Na presença de figuras tão díspares da Revolução de 1974 como Arnaldo Matos, Mário Tomé ou Pezarat Correia, historiadores como Manuel Loff ou Fernanda Rolo (actual secretária de Estado do Ensino Superior), ex-ministros como Marçal Grilo ou Severiano Teixeira, e muitos compagnon de route do Bloco de Esquerda – Francisco Louçã, João Semedo, José Manuel Pureza, José Soeiro – Fernando Rosas falou da história como palco de combates entre a ciência, de um lado, e do outro o revisionismo e a desmemória, cujo objectivo é “legitimar a implantação de um novo curso capitalista neoconservador e neoliberal”. Uma lição com a sua marca, em que não hesitou a apontar o dedo a Rui Ramos, seu grande adversário na leitura da história contemporânea portuguesa .
Rosas recusou, mais uma vez, que essa “nova ordem conservadora e liberal, com formas brutais de acumulação de capital” tenha representado o fim da História, no sentido do fim dos processos históricos como processos de mudança. “No mundo ocidental, a capacidade de resiliência cultural e memorial dos paradigmas emancipatórios não só sobrevive às rendições do centrismo e da social-democracia, como tende a renovar-se”, afirmou.
Para o demonstrar, Rosas falou da Revolução de 1974/75, na qual “a fundação constitucional da democracia assentou num consenso, seguido por todos os partidos da direita com assento parlamentar, de condenação inequívoca do passado ditatorial”. E afirmou mesmo que o salazarismo não deixou “herdeiros ideológicos ou políticos assumidos no sistema democrático, mesmo no campo da direita reorganizada”.

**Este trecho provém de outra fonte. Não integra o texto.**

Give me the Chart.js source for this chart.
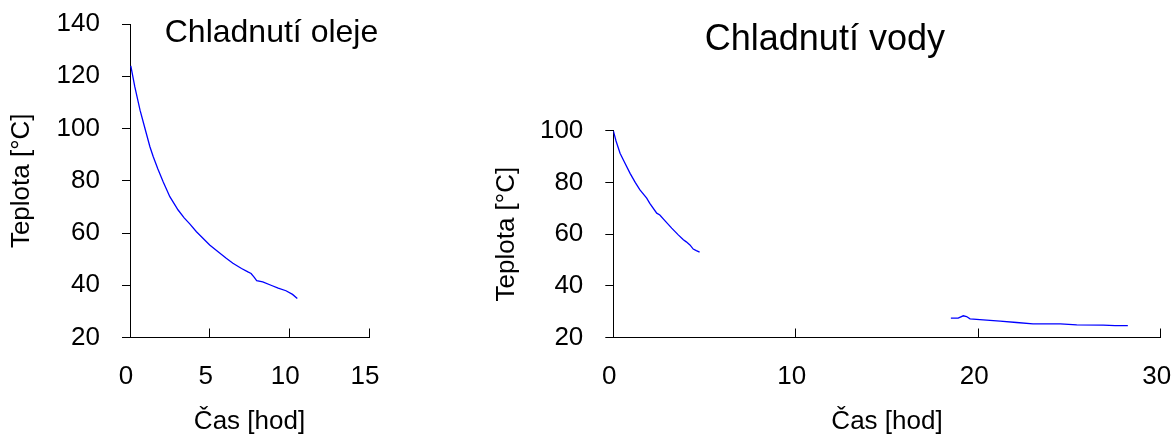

No entanto, identificou os processos pelos quais, na actual sociedade portuguesa, se desenvolvem as “tentativas de reinterpretação” do passado recente. A primeira que apontou foi a “desmemória” criada pelos media, pela escola e as novas tecnologias, que criam um ambiente de “presente contínuo”, que significa “uma forma de manipulação da memória” pelo “apagamento de acontecimentos, de processos históricos e de valores que transportem do passado um potencial subversor da nova ordem que se pretende estabelecer”. “Uma espécie de amoralismo paralisante” que inculca “a aceitação acrítica da lei do mais forte, da injustiça social, da destruição das forças produtivas”, disse.
O objectivo deste “apagão selectivo da memória” será impor novas regras de trabalho, por exemplo, como se tratasse de uma fatalidade. “É mais fácil impor as 10 ou 12 horas de trabalho aos operários da indústria automóvel se se lhes apagar a memória dos rios de sangue que correram para que a classe operária europeia ou americana conquistassem a jornada de oito horas de trabalho”, ilustrou.

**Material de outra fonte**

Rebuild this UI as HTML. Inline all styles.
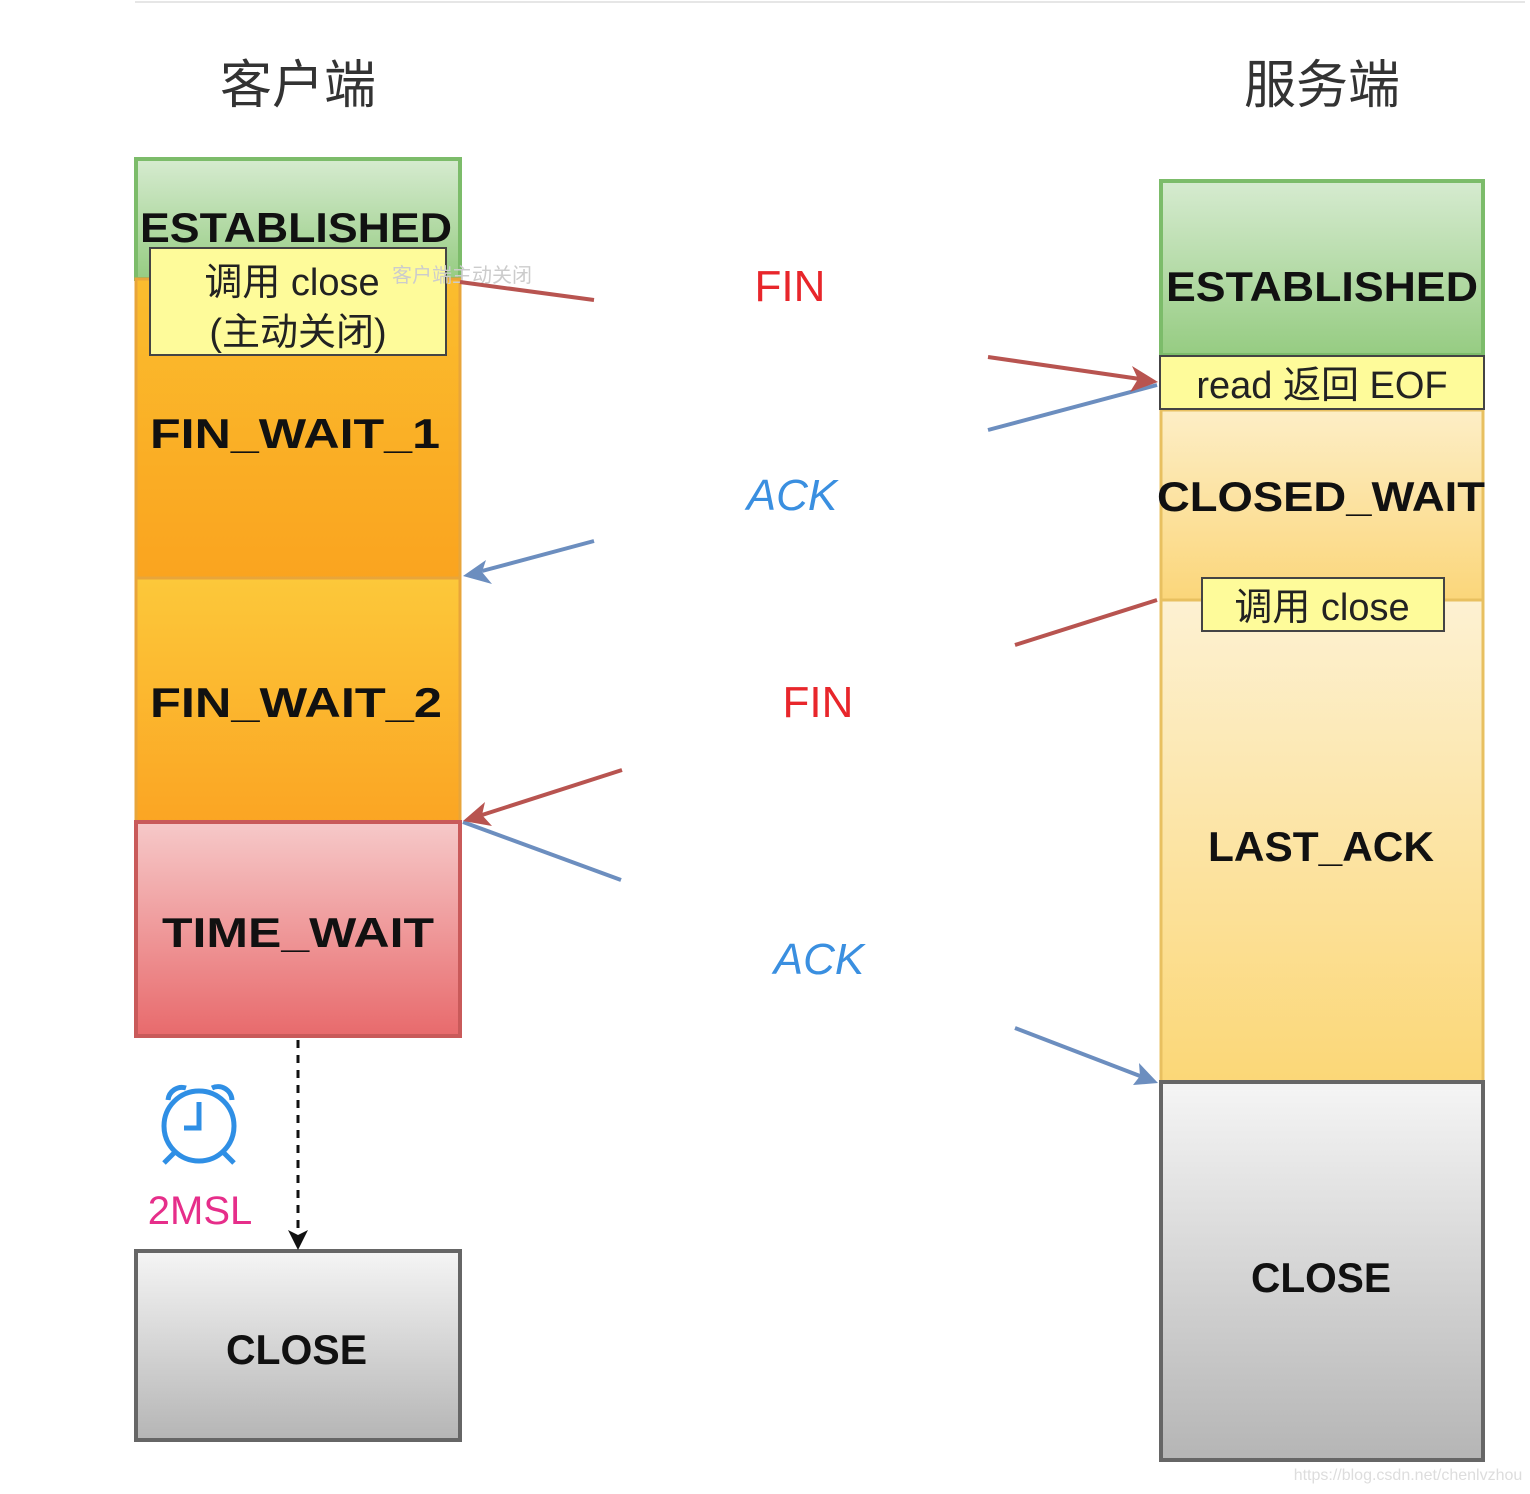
<!DOCTYPE html>
<html><head><meta charset="utf-8"><style>
html,body{margin:0;padding:0;background:#fff;}
svg{display:block;}
.st{font-family:"Liberation Sans","Noto Sans CJK SC",sans-serif;font-weight:bold;font-size:42px;fill:#111;}
.cn{font-family:"Liberation Sans","Noto Sans CJK SC",sans-serif;font-size:38px;fill:#222;}
</style></head><body>
<svg width="1530" height="1494" viewBox="0 0 1530 1494" xmlns="http://www.w3.org/2000/svg">
<defs>
<linearGradient id="g" x1="0" y1="0" x2="0" y2="1"><stop offset="0" stop-color="#d6ebd0"/><stop offset="1" stop-color="#96cc82"/></linearGradient>
<linearGradient id="o1" x1="0" y1="0" x2="0" y2="1"><stop offset="0" stop-color="#fbbd2e"/><stop offset="1" stop-color="#faa41f"/></linearGradient>
<linearGradient id="o2" x1="0" y1="0" x2="0" y2="1"><stop offset="0" stop-color="#fcc83a"/><stop offset="1" stop-color="#fba523"/></linearGradient>
<linearGradient id="r" x1="0" y1="0" x2="0" y2="1"><stop offset="0" stop-color="#f6c9c9"/><stop offset="1" stop-color="#e86a6c"/></linearGradient>
<linearGradient id="gr" x1="0" y1="0" x2="0" y2="1"><stop offset="0" stop-color="#f5f5f5"/><stop offset="1" stop-color="#b5b5b5"/></linearGradient>
<linearGradient id="y1" x1="0" y1="0" x2="0" y2="1"><stop offset="0" stop-color="#fdeec6"/><stop offset="1" stop-color="#fbd67a"/></linearGradient>
<linearGradient id="y2" x1="0" y1="0" x2="0" y2="1"><stop offset="0" stop-color="#fdf1d2"/><stop offset="1" stop-color="#fbd777"/></linearGradient>
</defs>
<line x1="135" y1="2" x2="1525" y2="2" stroke="#e6e6e6" stroke-width="2"/>
<text x="298" y="103" text-anchor="middle" font-family="Liberation Sans,'Noto Sans CJK SC',sans-serif" font-size="52" fill="#333">客户端</text>
<text x="1322" y="103" text-anchor="middle" font-family="Liberation Sans,'Noto Sans CJK SC',sans-serif" font-size="52" fill="#333">服务端</text>
<rect x="136" y="159" width="324" height="120" fill="url(#g)" stroke="#7cbc6a" stroke-width="4"/>
<rect x="136" y="279" width="324" height="299" fill="url(#o1)" stroke="#e8a53a" stroke-width="3"/>
<rect x="136" y="578" width="324" height="244" fill="url(#o2)" stroke="#e8a53a" stroke-width="3"/>
<rect x="136" y="822" width="324" height="214" fill="url(#r)" stroke="#c95a5a" stroke-width="4"/>
<rect x="136" y="1251" width="324" height="189" fill="url(#gr)" stroke="#666" stroke-width="4"/>
<text class="st" x="140" y="242" textLength="312" lengthAdjust="spacingAndGlyphs">ESTABLISHED</text>
<rect x="150" y="248" width="296" height="107" fill="#fefb9a" stroke="#444" stroke-width="2"/>
<text class="cn" x="292" y="295" text-anchor="middle">调用 close</text>
<text class="cn" x="298" y="345" text-anchor="middle">(主动关闭)</text>
<text x="462" y="282" text-anchor="middle" font-family="Liberation Sans,'Noto Sans CJK SC',sans-serif" font-size="20" fill="#ccc">客户端主动关闭</text>
<text class="st" x="150" y="448" textLength="290" lengthAdjust="spacingAndGlyphs">FIN_WAIT_1</text>
<text class="st" x="150" y="717" textLength="292" lengthAdjust="spacingAndGlyphs">FIN_WAIT_2</text>
<text class="st" x="162" y="947" textLength="272" lengthAdjust="spacingAndGlyphs">TIME_WAIT</text>
<text class="st" x="226" y="1364" textLength="141" lengthAdjust="spacingAndGlyphs">CLOSE</text>
<rect x="1161" y="181" width="322" height="174" fill="url(#g)" stroke="#7cbc6a" stroke-width="4"/>
<rect x="1161" y="410" width="322" height="190" fill="url(#y1)" stroke="#e8c060" stroke-width="3"/>
<rect x="1161" y="600" width="322" height="482" fill="url(#y2)" stroke="#e8c060" stroke-width="3"/>
<rect x="1161" y="1082" width="322" height="378" fill="url(#gr)" stroke="#666" stroke-width="4"/>
<text class="st" x="1166" y="301" textLength="312" lengthAdjust="spacingAndGlyphs">ESTABLISHED</text>
<rect x="1160" y="356" width="324" height="53" fill="#fefb9a" stroke="#444" stroke-width="2"/>
<text class="cn" x="1322" y="398" text-anchor="middle">read 返回 EOF</text>
<text class="st" x="1157" y="511" textLength="328" lengthAdjust="spacingAndGlyphs">CLOSED_WAIT</text>
<rect x="1202" y="578" width="242" height="53" fill="#fefb9a" stroke="#444" stroke-width="2"/>
<text class="cn" x="1322" y="620" text-anchor="middle">调用 close</text>
<text class="st" x="1208" y="861" textLength="226" lengthAdjust="spacingAndGlyphs">LAST_ACK</text>
<text class="st" x="1251" y="1292" textLength="140" lengthAdjust="spacingAndGlyphs">CLOSE</text>
<g font-family="Liberation Sans,sans-serif" font-size="44">
<text x="790" y="301" text-anchor="middle" fill="#e8262b">FIN</text>
<text x="792" y="510" text-anchor="middle" fill="#3a8fe0" font-style="italic">ACK</text>
<text x="818" y="717" text-anchor="middle" fill="#e8262b">FIN</text>
<text x="819" y="974" text-anchor="middle" fill="#3a8fe0" font-style="italic">ACK</text>
</g>
<g stroke-width="4" fill="none">
<line x1="460" y1="282" x2="594" y2="300" stroke="#b85450"/>
<line x1="988" y1="357" x2="1140" y2="379" stroke="#b85450"/>
<line x1="988" y1="430" x2="1157" y2="385" stroke="#6c8ebf"/>
<line x1="594" y1="541" x2="482" y2="571" stroke="#6c8ebf"/>
<line x1="1157" y1="600" x2="1015" y2="645" stroke="#b85450"/>
<line x1="622" y1="770" x2="482" y2="815" stroke="#b85450"/>
<line x1="463" y1="822" x2="621" y2="880" stroke="#6c8ebf"/>
<line x1="1015" y1="1028" x2="1140" y2="1076" stroke="#6c8ebf"/>
<line x1="298" y1="1040" x2="298" y2="1232" stroke="#111" stroke-width="3" stroke-dasharray="8,7"/>
</g>
<polygon points="1158,382 1132,366 1138,379 1130,392" fill="#b85450"/>
<polygon points="463,576 486,560 482,572 492,584" fill="#6c8ebf"/>
<polygon points="463,821 485,802 482,815 492,826" fill="#b85450"/>
<polygon points="1158,1083 1133,1085 1140,1076 1139,1063" fill="#6c8ebf"/>
<polygon points="298,1250 288,1230 298,1235 308,1230" fill="#111"/>
<g stroke="#2f8fe5" stroke-width="5" fill="none">
<circle cx="199" cy="1126" r="35"/>
<polyline points="199,1102 199,1128 184,1128"/>
<path d="M168,1100 A14,14 0 0 1 186,1088"/>
<path d="M212,1088 A14,14 0 0 1 232,1100"/>
<line x1="175" y1="1152" x2="164" y2="1163"/>
<line x1="223" y1="1152" x2="234" y2="1163"/>
</g>
<text x="200" y="1224" text-anchor="middle" font-family="Liberation Sans,sans-serif" font-size="40" fill="#e62e8a">2MSL</text>
<text x="1408" y="1480" text-anchor="middle" font-family="Liberation Sans,sans-serif" font-size="16" fill="#ddd">https://blog.csdn.net/chenlvzhou</text>
</svg>
</body></html>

O segundo processo que apontou nesta “revisão das representações do passado” é a utilização da “memória como farsa, como objecto de consumo, espectáculo lúdico, inocente e banalizador”. São os seus veículos alguma “literatura de cordel e até algum trash televisivo” que tende a apresentar Salazar como um “homem comum”, “um macho latino secretamente insaciável” ou mesmo como o vencedor do concurso Grandes Portuguesesque a RTP organizou em 2006/07.
Dedo contra Rui Ramos
O “revisionismo de registo historiográfico” é apontado como o terceiro processo, aquele que “pretende refugiar-se no estatuto da escrita da história para poder ser evocada como argumento nos debates acerca do passado”. E aqui foi directo aos seus destinatários: “Quando autores como Vasco Pulido Valente ou Rui Ramos, a propósito do centenário da I República (e bem antes) a caricaturam como um regime terrorista e caótico, num discurso primário decalcado da propaganda estadonovista, o que pretendem não é tanto tratar da I República, mas sim legitimar a ditadura militar e o salazarismo que lhe teriam sucedido como aurora redentora”.

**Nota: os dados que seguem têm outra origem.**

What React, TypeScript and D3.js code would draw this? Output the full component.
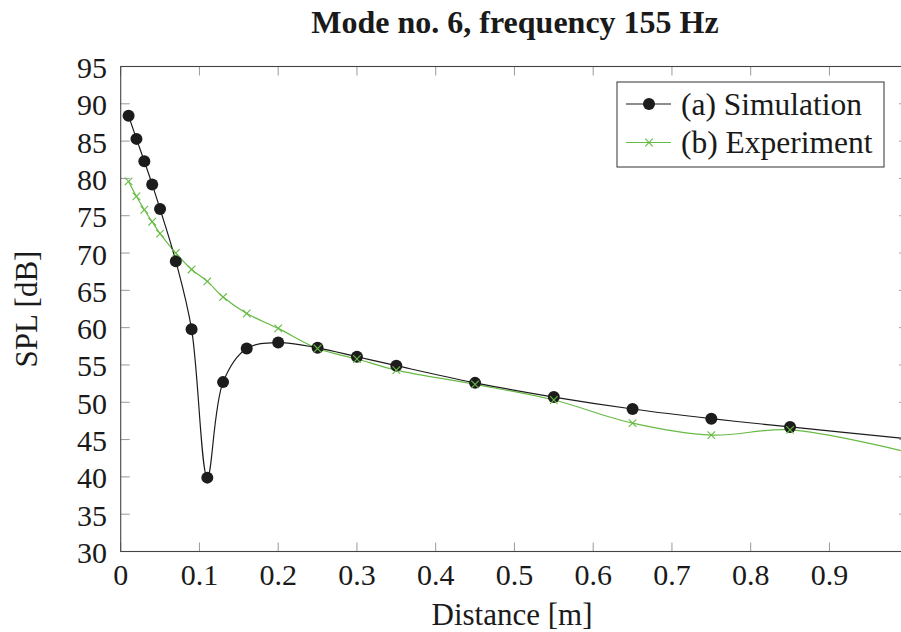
import React from "react";
import * as d3 from "d3";

const simX = [0.01, 0.02, 0.03, 0.04, 0.05, 0.07, 0.09, 0.11, 0.13, 0.16, 0.2, 0.25, 0.3, 0.35, 0.45, 0.55, 0.65, 0.75, 0.85, 1.0];
const simY = [88.4, 85.3, 82.3, 79.2, 75.9, 68.9, 59.8, 39.9, 52.7, 57.2, 58.0, 57.3, 56.1, 54.9, 52.6, 50.7, 49.1, 47.8, 46.7, 45.1];
const expX = [0.01, 0.02, 0.03, 0.04, 0.05, 0.07, 0.09, 0.11, 0.13, 0.16, 0.2, 0.25, 0.3, 0.35, 0.45, 0.55, 0.65, 0.75, 0.85, 1.0];
const expY = [79.6, 77.6, 75.8, 74.2, 72.6, 70.0, 67.8, 66.2, 64.1, 61.9, 59.9, 57.2, 55.8, 54.3, 52.4, 50.3, 47.2, 45.6, 46.3, 43.3];
const xTicks = [0, 0.1, 0.2, 0.3, 0.4, 0.5, 0.6, 0.7, 0.8, 0.9, 1.0];
const xTickLabels = ["0", "0.1", "0.2", "0.3", "0.4", "0.5", "0.6", "0.7", "0.8", "0.9"];
const yTicks = [30, 35, 40, 45, 50, 55, 60, 65, 70, 75, 80, 85, 90, 95];
const seriesNames = ["(a) Simulation", "(b) Experiment"];
const titleText = "Mode no. 6, frequency 155 Hz";
const xLabel = "Distance [m]";
const yLabel = "SPL [dB]";

const W = 901;
const H = 632;
const L = 120.7;
const R = 908.2;
const T = 66.5;
const B = 551.5;
const FONT = "'Liberation Serif', 'Times New Roman', Times, serif";
const GREEN = "#66bb44";
const DARK = "#1c1c1c";
const TXT = { fontFamily: FONT };

export default function App() {
  const x = d3.scaleLinear().domain([0, 1]).range([L, R]);
  const y = d3.scaleLinear().domain([30, 95]).range([B, T]);
  const line = d3
    .line<[number, number]>()
    .x((d) => x(d[0]))
    .y((d) => y(d[1]))
    .curve(d3.curveCatmullRom.alpha(0.5));
  const sim: [number, number][] = simX.map((v, i) => [v, simY[i]]);
  const exp: [number, number][] = expX.map((v, i) => [v, expY[i]]);
  const tick = 9;
  const cross = (cx: number, cy: number, s: number, key: any) => (
    <path
      key={key}
      d={`M${cx - s},${cy - s}L${cx + s},${cy + s}M${cx - s},${cy + s}L${cx + s},${cy - s}`}
      stroke={GREEN}
      strokeWidth={1.1}
      fill="none"
    />
  );
  return (
    <svg
      width={W}
      height={H}
      style={{ position: "absolute", left: 0, top: 0, background: "#fff", fontFamily: FONT }}
    >
      <defs>
        <clipPath id="plotclip">
          <rect x={L} y={T} width={R - L} height={B - T} />
        </clipPath>
      </defs>
      <text x={515} y={32.5} textAnchor="middle" fontSize={32} fontWeight="bold" fill="#1a1a1a" style={TXT}>
        {titleText}
      </text>
      {xTicks.map((t, i) => (
        <g key={"xt" + i}>
          <line x1={x(t)} x2={x(t)} y1={B} y2={B - tick} stroke="#999" strokeWidth={1} />
          <line x1={x(t)} x2={x(t)} y1={T} y2={T + tick} stroke="#999" strokeWidth={1} />
          {i < xTickLabels.length && (
            <text x={x(t)} y={585} textAnchor="middle" fontSize={30} fill="#1a1a1a" style={TXT}>
              {xTickLabels[i]}
            </text>
          )}
        </g>
      ))}
      {yTicks.map((t, i) => (
        <g key={"yt" + i}>
          <line x1={L} x2={L + tick} y1={y(t)} y2={y(t)} stroke="#999" strokeWidth={1} />
          <line x1={R} x2={R - tick} y1={y(t)} y2={y(t)} stroke="#999" strokeWidth={1} />
          <text x={107} y={y(t) + 11.5} textAnchor="end" fontSize={30} fill="#1a1a1a" style={TXT}>
            {t}
          </text>
        </g>
      ))}
      <g clipPath="url(#plotclip)">
        <path d={line(exp) || ""} fill="none" stroke={GREEN} strokeWidth={1.2} />
        <path d={line(sim) || ""} fill="none" stroke={DARK} strokeWidth={1.2} />
        {sim.map((d, i) => (
          <circle key={"sc" + i} cx={x(d[0])} cy={y(d[1])} r={6} fill={DARK} />
        ))}
        {exp.map((d, i) => cross(x(d[0]), y(d[1]), 3.8, "ec" + i))}
      </g>
      <rect x={L} y={T} width={R - L} height={B - T} fill="none" stroke="#444" strokeWidth={1.1} />
      <text x={512} y={625} textAnchor="middle" fontSize={31} fill="#1a1a1a" style={TXT}>
        {xLabel}
      </text>
      <text
        transform={`translate(37,${(T + B) / 2}) rotate(-90)`}
        textAnchor="middle"
        fontSize={31}
        fill="#1a1a1a"
        style={TXT}
      >
        {yLabel}
      </text>
      <g>
        <rect x={617} y={82} width={267} height={85} fill="#fff" stroke="#333" strokeWidth={1} />
        <line x1={626} x2={671} y1={104} y2={104} stroke={DARK} strokeWidth={1.2} />
        <circle cx={649} cy={104} r={6} fill={DARK} />
        <text x={681} y={114.5} fontSize={31.5} fill="#1a1a1a" style={TXT}>
          {seriesNames[0]}
        </text>
        <line x1={626} x2={671} y1={142.5} y2={142.5} stroke={GREEN} strokeWidth={1.2} />
        {cross(649, 142.5, 3.8, "lg")}
        <text x={681} y={153} fontSize={31.5} fill="#1a1a1a" style={TXT}>
          {seriesNames[1]}
        </text>
      </g>
    </svg>
  );
}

A ideia do revisionismo sobre o Estado Novo, continua Rosas, é reduzir o antigo regime à “normalidade conservadora” que o permite apresentar, na sua “fase marcelista, como um processo de desenvolvimento de onde sairia uma qualquer espécie de transição pacífica para uma democracia musculada e de solução federativa para a guerra colonial”. Um processo que foi interrompido pelo “caos inopinado da revolução”.
Rosas contesta fortemente esta visão. “A revolução de 74/75 constitui a marca genética da democracia portuguesa, o principal factor que a viabiliza e define o seu perfil inicial”, afirma. “Cortar-lhe essa amarra é o propósito teórico essencial do revisionismo historiográfico, prenhe de evidentes efeitos de toda a ordem para os dias de hoje”, defende. Para concluir que “as tarefas da história e os usos da memória são indissociáveis do tipo de sociedade que queremos como presente e como futuro”.